NGSP (National Glycohemoglobin Standardization Program)は、 アメリカ合衆国で採用されている HbA1cの測定値で、 JDS(Japan Diabetes Society)は、 日本で決められた条件に従った測定値です。
日本のJDSはNGSPに比較して 約0.4%低い値となっています。
健康診断の結果などは、 どう見たら良いでしょうか?
川名部先生 以前は、 JDSの基準値を採用していたのですが、 日本糖尿病学会が国際標準化の基本方針を示し、 海外の基準値と統一するため、 2012年4月1日より、 NGSPでの記載となりました。
2012年3月31日以前の検査結果と 見比べる際などは計算し直す必要がありますが、 ここ10年以内の検査値を見る場合は、 NGSPと考えて間違いないと思います。
健康診断・血液検査でHbA1cが高めの人は糖尿病予備軍?医師に聞くHbA1cの数値を下げる改善方法・食事で糖尿病予防HbA1cが高めの人は 糖尿病予備軍でしょうか?
川名部先生 そうですね。 HbA1cが高い場合は高血糖の兆候である 可能性が高く、 糖尿病予備軍の状態を示唆することになります。
具体的には、 HbA1cが5.7〜6.4%の範囲にある場合、 糖尿病予備軍とみなされることがあります。
糖尿病予備軍と言われたら、 どうしたら良いのでしょうか?
川名部先生 糖尿病予備軍の人々は将来的に 糖尿病を発症する可能性が高いため、 注意が必要です。
糖尿病になる前に、 食事や生活スタイルの見直しを行うことが 健康を維持する上で重要になります。
具体的にどうしたら良いでしょうか?
川名部先生 まずは、 体重を意識して生活していただきたいです。 体重増加は血糖を上げる原因のひとつです。

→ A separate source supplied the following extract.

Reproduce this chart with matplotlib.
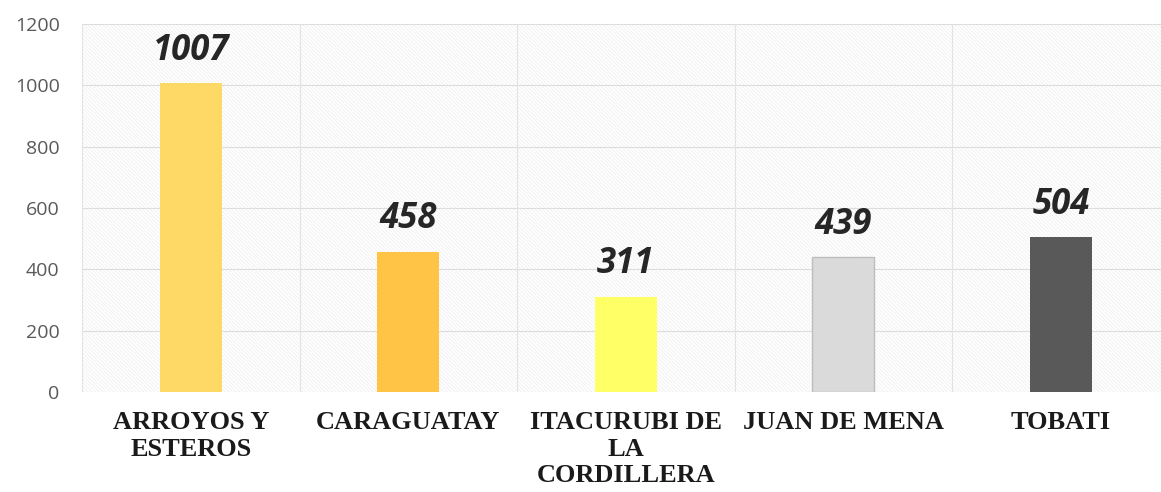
import matplotlib
matplotlib.use("Agg")
import matplotlib.pyplot as plt
from matplotlib.patches import Rectangle

districts = ["ARROYOS Y\nESTEROS", "CARAGUATAY", "ITACURUBI DE\nLA\nCORDILLERA",
             "JUAN DE MENA", "TOBATI"]
values = [1007, 458, 311, 439, 504]
bar_colors = ["#FFD966", "#FFC445", "#FFFF66", "#DADADA", "#595959"]
edge_colors = ["none", "none", "none", "#BDBDBD", "none"]

plt.rcParams["hatch.linewidth"] = 0.5
plt.rcParams["hatch.color"] = "#EDEDED"

fig = plt.figure(figsize=(11.61, 4.92), dpi=100, facecolor="white")
ax = fig.add_axes([0.0706, 0.2033, 0.9294, 0.748])

# faint diagonal texture behind the plot, like the scanned original
ax.add_patch(Rectangle((0, 0), 1, 1, transform=ax.transAxes, facecolor="white",
                       edgecolor="#EDEDED", hatch="\\" * 9, lw=0, zorder=0))

x = range(len(values))
ax.bar(x, values, width=0.285, color=bar_colors, edgecolor=edge_colors,
       linewidth=1, zorder=3)

for xi, v in zip(x, values):
    ax.annotate(str(v), (xi, v), xytext=(0, 17), textcoords="offset points",
                ha="center", va="baseline", fontsize=25, fontweight="bold",
                fontstyle="italic", family="Open Sans", color="#262626", zorder=4)

ax.set_xlim(-0.5, 4.46)
ax.set_ylim(0, 1200)
ax.set_yticks(range(0, 1201, 200))
ax.set_xticks(list(x))
ax.set_xticklabels(districts, family="Liberation Serif", fontweight="bold",
                   fontsize=19, color="#1a1a1a", linespacing=1.18, va="top")
ax.tick_params(axis="x", length=0, pad=14)
ax.tick_params(axis="y", length=0, pad=16, labelsize=14, labelcolor="#595959")
for lbl in ax.get_yticklabels():
    lbl.set_family("Open Sans")

# grid: horizontal at ticks, vertical between categories
for yv in range(0, 1201, 200):
    ax.axhline(yv, color="#DDDDDD", lw=0.8, zorder=1)
for xb in [-0.5, 0.5, 1.5, 2.5, 3.5, 4.5]:
    ax.axvline(xb, color="#E3E3E3", lw=0.8, zorder=1)

for s in ax.spines.values():
    s.set_visible(False)

fig.savefig("out.png", dpi=100, facecolor="white")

体重が減れば、 血糖改善を見込めますので、 体重が増えないように意識することは大切です。
実は、毎日体重を測定するだけでも、 体重増加を防ぐ効果があるという報告もあります。
私の患者さんでも、 毎日体重を量るようにしただけで、 自然と意識が高まり、 体重が減ってきたと言う方もいます。
さらに、 余裕があれば通勤などで階段使うなど、 ちょっとした運動を取り入れたり、 夕食の炭水化物を少し減らしてみたりなど、 無理なく続けられそうなことから 始めてみてほしいですね。
最後に、Medical DOC読者への メッセージがあればお願いします。
川名部先生 糖尿病は、 たくさんの合併症があり、 全身に影響を及ぼす疾患で、 早期発見が合併症予防のカギとなります。
現時点で糖尿病と診断されていない方も、 健康診断の結果でHbA1cが5.7以上の人は 予備軍または初期の糖尿病の 可能性がありますので、 お近くの内科医、 できれば糖尿病専門医へ 相談されることをお勧めします。
もちろん、HbA1c6.5以上の方は 早急に受診してください。
もうひとつ、 例えば貧血の方や、 特定のお薬を摂取している方などは、 Hba1cの数値の信頼性が下がっている 可能性もあります。
Hba1cの値だけで一喜一憂せず、 値が正常範囲内でも、 気になることがあれば自己判断せずに 医療機関で検査してもらいましょう。
まとめ一時的な食事や運動の影響を受けず、 長期間の血糖を反映できる 優れた指標ではありますが、 貧血などがあると、 実際とは異なる数値が出てしまうことも あるそうです。
基準以上の方はもちろんのこと、 そうでない場合も、 気になる点がある方は、 お近くの糖尿病専門医に相談してみましょう。